Some states limited the type of property that blacks could own, while virtually all the former Confederate states passed strict vagrancy and labor contract laws, as well as so-called “anti-enticement” measures designed to punish anyone who offered higher wages to a black laborer already under contract.

Passed by a political system in which blacks effectively had no voice, the black codes were enforced by all-white police and state militia forces—often made up of Confederate veterans of the Civil War—across the South.

READING NUMBER 4

Impact of the Black Codes

The restrictive nature of the codes and widespread black resistance to their enforcement enraged many in the North, who argued that the codes violated the fundamental principles of free labor ideology.

After passing the Civil Rights Act (over Johnson’s veto), Republicans in Congress effectively took control of Reconstruction. The Reconstruction Act of 1867 required southern states to ratify the 14th Amendment—which granted “equal protection” of the Constitution to former slaves—and enact universal male suffrage before they could rejoin the Union.

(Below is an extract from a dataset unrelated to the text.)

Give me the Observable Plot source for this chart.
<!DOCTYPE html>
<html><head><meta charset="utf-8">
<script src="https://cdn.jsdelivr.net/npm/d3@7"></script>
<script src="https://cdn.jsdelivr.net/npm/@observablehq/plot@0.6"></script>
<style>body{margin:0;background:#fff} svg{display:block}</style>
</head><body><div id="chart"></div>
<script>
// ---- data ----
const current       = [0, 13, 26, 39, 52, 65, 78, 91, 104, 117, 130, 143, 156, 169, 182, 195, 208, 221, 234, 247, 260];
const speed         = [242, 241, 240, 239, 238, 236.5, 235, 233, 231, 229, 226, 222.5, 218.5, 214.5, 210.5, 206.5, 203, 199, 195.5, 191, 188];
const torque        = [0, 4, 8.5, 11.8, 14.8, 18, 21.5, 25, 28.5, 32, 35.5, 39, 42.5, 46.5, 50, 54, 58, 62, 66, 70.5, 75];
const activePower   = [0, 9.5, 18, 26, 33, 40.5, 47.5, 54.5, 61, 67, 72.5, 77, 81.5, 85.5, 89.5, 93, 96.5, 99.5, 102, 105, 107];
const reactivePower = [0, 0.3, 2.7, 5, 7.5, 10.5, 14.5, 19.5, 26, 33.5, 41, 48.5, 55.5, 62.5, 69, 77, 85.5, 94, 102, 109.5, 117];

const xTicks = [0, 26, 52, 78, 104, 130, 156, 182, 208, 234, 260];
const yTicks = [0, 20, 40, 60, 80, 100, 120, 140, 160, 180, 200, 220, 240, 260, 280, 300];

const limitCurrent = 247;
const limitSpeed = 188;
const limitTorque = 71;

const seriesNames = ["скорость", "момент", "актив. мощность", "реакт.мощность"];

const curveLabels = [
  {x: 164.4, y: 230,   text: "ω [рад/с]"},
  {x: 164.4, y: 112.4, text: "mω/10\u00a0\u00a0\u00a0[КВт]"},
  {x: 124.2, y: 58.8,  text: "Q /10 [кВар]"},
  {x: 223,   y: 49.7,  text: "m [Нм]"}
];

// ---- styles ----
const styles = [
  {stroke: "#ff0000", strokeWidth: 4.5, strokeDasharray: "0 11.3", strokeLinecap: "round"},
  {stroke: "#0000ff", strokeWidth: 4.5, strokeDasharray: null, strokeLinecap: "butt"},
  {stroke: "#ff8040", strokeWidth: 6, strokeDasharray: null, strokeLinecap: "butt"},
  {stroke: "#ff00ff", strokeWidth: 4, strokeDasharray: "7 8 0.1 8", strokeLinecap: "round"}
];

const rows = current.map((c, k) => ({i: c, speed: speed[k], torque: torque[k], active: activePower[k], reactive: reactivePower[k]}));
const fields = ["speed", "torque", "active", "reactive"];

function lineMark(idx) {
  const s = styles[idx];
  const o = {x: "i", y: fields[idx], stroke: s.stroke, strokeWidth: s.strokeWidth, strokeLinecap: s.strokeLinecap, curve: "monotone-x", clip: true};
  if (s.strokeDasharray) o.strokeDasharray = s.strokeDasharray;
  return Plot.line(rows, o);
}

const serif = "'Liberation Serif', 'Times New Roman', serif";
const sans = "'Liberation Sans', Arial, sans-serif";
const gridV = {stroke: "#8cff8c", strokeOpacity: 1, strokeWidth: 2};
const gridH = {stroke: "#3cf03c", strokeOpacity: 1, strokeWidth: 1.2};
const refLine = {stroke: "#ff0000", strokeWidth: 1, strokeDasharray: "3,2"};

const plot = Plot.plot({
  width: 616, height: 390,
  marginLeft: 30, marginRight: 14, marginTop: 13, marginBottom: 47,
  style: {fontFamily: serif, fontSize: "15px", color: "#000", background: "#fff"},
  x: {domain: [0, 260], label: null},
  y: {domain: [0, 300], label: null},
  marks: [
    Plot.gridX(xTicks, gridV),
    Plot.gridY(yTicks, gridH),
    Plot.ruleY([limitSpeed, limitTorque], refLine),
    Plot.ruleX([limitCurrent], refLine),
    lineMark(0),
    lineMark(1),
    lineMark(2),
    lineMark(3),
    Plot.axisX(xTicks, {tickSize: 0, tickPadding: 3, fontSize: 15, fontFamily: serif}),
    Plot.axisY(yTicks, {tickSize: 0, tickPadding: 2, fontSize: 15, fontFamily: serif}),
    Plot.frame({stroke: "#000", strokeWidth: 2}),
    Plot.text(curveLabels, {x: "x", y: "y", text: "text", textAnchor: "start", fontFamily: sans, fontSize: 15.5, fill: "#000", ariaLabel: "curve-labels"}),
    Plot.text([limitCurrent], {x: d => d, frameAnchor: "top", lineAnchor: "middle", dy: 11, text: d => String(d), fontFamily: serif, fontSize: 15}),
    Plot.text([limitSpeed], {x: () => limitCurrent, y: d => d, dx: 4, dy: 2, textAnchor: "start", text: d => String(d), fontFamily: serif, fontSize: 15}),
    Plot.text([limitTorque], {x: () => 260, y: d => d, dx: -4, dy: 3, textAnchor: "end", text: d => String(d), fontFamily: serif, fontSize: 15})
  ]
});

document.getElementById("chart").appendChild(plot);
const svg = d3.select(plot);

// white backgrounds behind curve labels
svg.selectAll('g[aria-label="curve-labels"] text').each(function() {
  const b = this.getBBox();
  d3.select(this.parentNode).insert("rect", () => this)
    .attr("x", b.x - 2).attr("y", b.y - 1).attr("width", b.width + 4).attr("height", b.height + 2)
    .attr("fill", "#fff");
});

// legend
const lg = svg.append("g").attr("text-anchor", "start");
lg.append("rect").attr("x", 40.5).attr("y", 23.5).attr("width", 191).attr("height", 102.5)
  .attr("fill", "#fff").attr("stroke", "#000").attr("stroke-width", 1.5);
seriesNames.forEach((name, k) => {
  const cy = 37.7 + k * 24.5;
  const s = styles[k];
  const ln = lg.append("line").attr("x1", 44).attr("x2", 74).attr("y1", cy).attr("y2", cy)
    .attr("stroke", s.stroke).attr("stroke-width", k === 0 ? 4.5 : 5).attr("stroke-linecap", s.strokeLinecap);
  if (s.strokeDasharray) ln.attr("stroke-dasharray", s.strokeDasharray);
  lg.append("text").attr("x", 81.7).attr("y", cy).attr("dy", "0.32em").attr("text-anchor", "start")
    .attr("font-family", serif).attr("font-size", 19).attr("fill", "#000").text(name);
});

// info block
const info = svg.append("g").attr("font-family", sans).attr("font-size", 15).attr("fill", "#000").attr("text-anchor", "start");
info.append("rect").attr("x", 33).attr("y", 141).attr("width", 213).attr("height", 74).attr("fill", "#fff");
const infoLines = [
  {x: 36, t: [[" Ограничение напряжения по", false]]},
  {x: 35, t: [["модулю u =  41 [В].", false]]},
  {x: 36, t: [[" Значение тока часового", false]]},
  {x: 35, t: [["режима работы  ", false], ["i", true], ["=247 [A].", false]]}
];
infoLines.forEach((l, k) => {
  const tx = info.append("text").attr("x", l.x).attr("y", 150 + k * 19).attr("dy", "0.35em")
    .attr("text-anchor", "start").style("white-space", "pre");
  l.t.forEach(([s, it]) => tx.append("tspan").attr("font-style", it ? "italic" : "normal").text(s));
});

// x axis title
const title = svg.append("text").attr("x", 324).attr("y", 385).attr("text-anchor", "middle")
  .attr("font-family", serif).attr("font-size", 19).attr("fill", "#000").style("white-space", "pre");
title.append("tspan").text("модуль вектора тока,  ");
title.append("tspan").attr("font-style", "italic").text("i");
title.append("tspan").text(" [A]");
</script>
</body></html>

The 15th Amendment, adopted in 1870, guaranteed that a citizen’s right to vote would not be denied “on account of race, color, or previous condition of servitude.” During this period of Radical Reconstruction (1867-1877), blacks won election to southern state governments and even to the U.S. Congress.

READING NUMBER 5

As indicated by the passage of the black codes, however, white southerners showed a steadfast commitment to ensuring their supremacy and the survival of plantation agriculture in the postwar years. Support for Reconstruction policies waned after the early 1870s, undermined by the violence of white supremacist organizations such as the Ku Klux Klan.

By 1877, when the last federal soldiers left the South and Reconstruction drew to a close, blacks had seen little improvement in their economic and social status, and the vigorous efforts of white supremacist forces throughout the region had undone the political gains they had made. Discrimination would continue in America with the rise of Jim Crow laws, but would inspire the Civil Rights Movement to come.

READING NUMBER 6

Restriction on Free Blacks

Black codes had a negative impact on everything from the daily life of African Americans to even court cases and legal proceedings. African Americans could not testify in court in cases that involved those of their own race. In addition, they could not vote or participate in any legal proceedings. Further they could not own a home or property or even rent a place of residency.

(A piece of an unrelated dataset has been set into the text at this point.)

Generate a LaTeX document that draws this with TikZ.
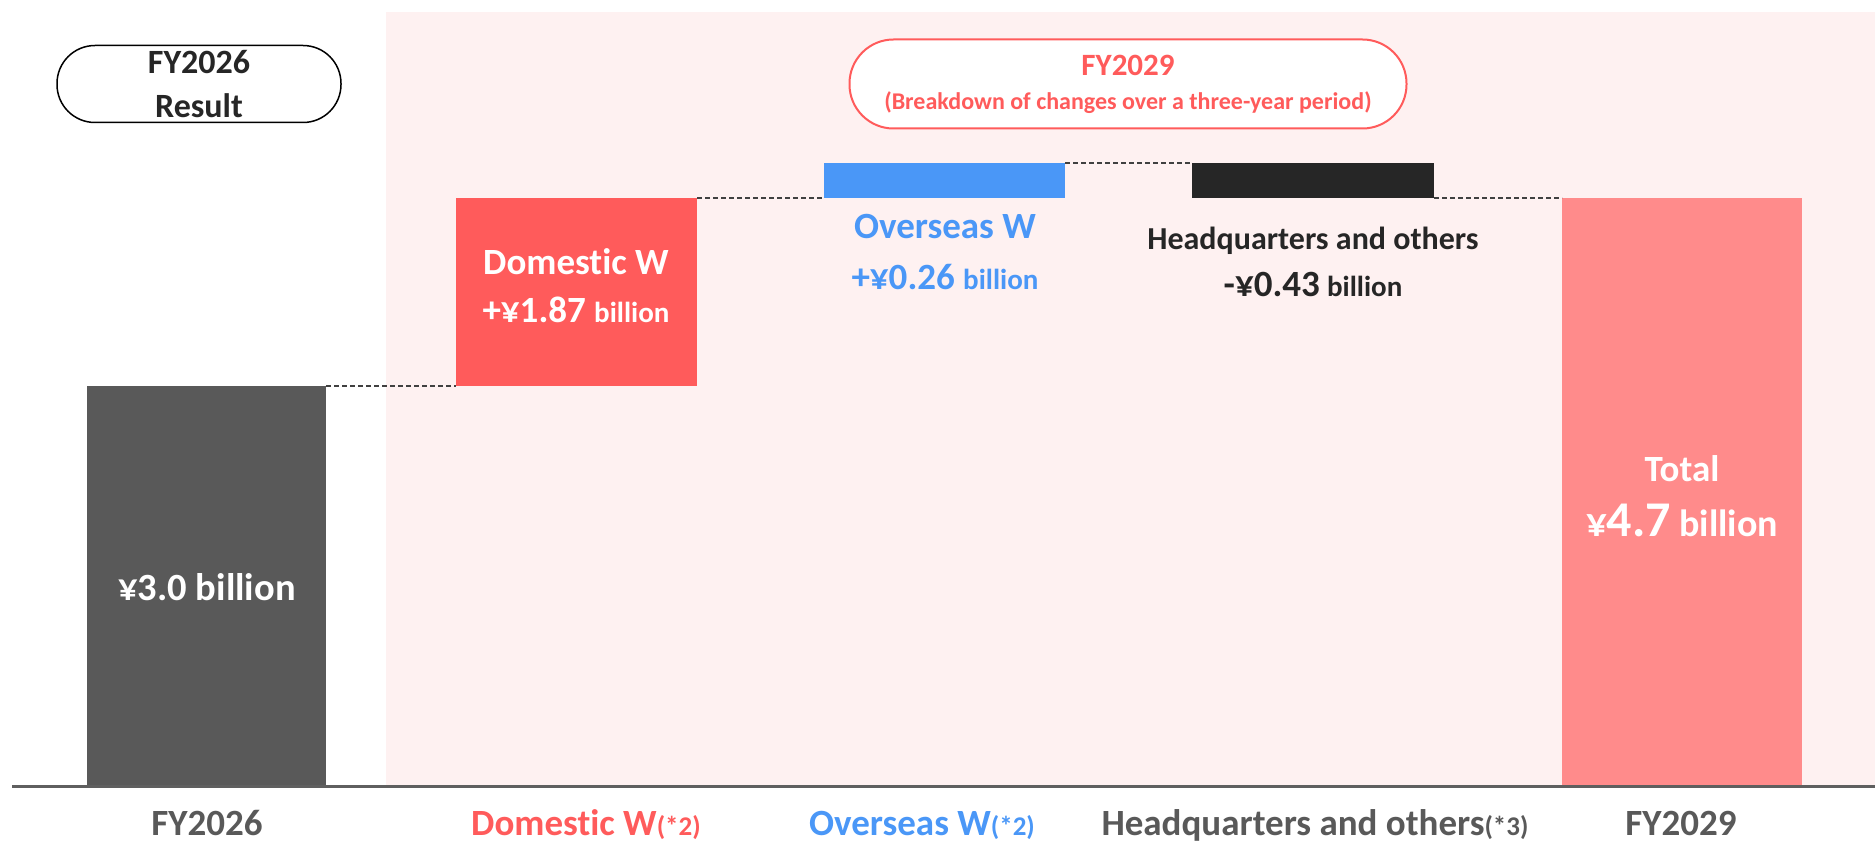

Beyond that, any type of speech or conversation by blacks that was deemed a threat to white society or individuals was considered criminal behavior. Anyone found guilty of actions considered to be seditious had to pay a hefty fine. In addition, blacks could not buy firearms and they were penalized if they violated curfew. The Black Codes became more and more restrictive for African Americans in an effort to perpetuate a white supremacist society that kept blacks in their place.

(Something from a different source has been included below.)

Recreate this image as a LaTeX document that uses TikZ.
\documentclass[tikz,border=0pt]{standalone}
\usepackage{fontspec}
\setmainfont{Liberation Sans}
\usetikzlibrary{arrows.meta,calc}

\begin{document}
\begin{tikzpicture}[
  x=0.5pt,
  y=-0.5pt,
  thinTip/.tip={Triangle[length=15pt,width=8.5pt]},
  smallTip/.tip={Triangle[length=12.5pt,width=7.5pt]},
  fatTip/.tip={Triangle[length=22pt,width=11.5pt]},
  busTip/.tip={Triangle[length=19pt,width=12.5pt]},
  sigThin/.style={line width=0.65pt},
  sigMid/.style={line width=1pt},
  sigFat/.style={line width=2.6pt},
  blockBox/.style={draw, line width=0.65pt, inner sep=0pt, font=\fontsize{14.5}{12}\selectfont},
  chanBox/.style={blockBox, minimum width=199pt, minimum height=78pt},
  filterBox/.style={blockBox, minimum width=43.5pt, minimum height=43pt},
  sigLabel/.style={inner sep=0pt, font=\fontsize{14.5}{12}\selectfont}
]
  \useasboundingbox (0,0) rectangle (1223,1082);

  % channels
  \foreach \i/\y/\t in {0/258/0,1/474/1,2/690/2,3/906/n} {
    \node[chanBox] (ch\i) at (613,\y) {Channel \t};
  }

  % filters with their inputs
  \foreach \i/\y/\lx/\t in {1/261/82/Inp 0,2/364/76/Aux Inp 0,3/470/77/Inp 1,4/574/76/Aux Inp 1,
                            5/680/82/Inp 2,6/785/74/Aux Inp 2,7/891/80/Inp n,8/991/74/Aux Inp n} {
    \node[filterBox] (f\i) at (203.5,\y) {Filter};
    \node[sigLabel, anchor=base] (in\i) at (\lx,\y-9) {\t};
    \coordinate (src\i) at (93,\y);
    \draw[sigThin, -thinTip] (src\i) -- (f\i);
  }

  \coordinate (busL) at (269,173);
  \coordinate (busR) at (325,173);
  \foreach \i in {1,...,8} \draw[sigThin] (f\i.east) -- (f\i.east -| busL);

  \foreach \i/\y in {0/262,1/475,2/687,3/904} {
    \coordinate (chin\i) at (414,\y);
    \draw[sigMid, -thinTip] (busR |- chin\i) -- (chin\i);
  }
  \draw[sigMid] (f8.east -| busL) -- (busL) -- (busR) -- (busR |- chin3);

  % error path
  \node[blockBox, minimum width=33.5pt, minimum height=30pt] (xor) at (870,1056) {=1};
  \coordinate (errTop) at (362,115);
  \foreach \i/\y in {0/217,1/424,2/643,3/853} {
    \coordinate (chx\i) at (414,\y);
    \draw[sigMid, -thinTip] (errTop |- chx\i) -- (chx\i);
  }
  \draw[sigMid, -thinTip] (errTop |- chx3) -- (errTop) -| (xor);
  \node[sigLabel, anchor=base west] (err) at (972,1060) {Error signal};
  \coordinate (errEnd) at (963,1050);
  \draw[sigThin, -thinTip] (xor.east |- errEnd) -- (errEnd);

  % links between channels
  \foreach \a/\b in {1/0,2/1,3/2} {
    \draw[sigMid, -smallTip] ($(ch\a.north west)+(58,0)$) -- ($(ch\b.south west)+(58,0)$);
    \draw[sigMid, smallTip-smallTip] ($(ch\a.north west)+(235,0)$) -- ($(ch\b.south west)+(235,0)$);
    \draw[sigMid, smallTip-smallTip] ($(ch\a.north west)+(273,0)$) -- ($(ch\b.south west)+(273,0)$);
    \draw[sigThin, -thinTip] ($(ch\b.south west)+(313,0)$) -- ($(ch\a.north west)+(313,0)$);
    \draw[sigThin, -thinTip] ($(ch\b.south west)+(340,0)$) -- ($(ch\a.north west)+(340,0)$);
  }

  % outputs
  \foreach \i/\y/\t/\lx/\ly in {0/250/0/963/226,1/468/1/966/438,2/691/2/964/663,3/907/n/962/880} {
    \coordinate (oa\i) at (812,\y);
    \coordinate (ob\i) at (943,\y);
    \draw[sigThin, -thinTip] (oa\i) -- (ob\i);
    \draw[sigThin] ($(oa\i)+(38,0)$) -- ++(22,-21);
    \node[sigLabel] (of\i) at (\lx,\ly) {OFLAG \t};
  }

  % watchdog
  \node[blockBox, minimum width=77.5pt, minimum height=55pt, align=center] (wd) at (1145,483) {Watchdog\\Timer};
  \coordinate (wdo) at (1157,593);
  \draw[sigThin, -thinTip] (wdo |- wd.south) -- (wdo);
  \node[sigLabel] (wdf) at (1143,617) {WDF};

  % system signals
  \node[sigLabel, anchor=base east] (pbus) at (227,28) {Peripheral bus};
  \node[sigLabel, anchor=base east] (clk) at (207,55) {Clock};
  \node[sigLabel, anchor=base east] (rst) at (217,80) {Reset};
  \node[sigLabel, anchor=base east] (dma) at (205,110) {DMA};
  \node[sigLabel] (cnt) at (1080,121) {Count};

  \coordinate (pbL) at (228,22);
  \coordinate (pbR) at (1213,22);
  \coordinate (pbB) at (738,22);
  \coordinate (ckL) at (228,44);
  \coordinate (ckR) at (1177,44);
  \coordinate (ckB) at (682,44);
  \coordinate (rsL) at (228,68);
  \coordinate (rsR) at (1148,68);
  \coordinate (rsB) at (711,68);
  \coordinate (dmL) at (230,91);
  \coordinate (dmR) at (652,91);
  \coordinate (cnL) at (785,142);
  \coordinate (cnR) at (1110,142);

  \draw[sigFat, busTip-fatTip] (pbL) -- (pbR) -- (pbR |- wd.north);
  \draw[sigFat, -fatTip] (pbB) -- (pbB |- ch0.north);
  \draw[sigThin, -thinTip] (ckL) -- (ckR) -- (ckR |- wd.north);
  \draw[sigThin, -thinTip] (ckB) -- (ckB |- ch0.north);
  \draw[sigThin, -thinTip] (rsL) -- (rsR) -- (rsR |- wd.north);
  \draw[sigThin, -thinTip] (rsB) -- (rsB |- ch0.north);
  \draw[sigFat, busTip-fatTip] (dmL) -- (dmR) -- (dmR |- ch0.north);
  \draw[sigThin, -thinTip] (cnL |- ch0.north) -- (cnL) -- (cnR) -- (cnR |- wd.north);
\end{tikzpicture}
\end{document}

The primary effect this had on blacks during reconstruction is that it infringed on their ability to be full American citizens, and their human-ness; the Black Codes were dehumanizing. The laws enacted represented a continuation of slave codes that relegated blacks to non-human status during antebellum times.

READING NUMBER 7

The northern public was largely critical of Black Codes, as they recognized the laws as an attempt by the south to maintain the southern status quo, and keep blacks within the position of bondsmen. The 1866 elections proved a major blow for Black Codes. The Republicans gained large majorities during the election. As a result they implemented Marshall Law in the south. New elections were held and free blacks were allowed to vote along with poor whites, and the new government repealed all Black Codes. In 1868 The 14th Amendment was adopted which granted blacks equal protection and ensured that southerners could not resurrect Black Codes. However, similar laws would be implemented in the south during the twentieth century known as Jim Crow laws, a manifestation of earlier Black Codes. The Civil Rights Act of 1964 finally brought an end to over two hundred years of laws that denied equal citizenship to African Americans.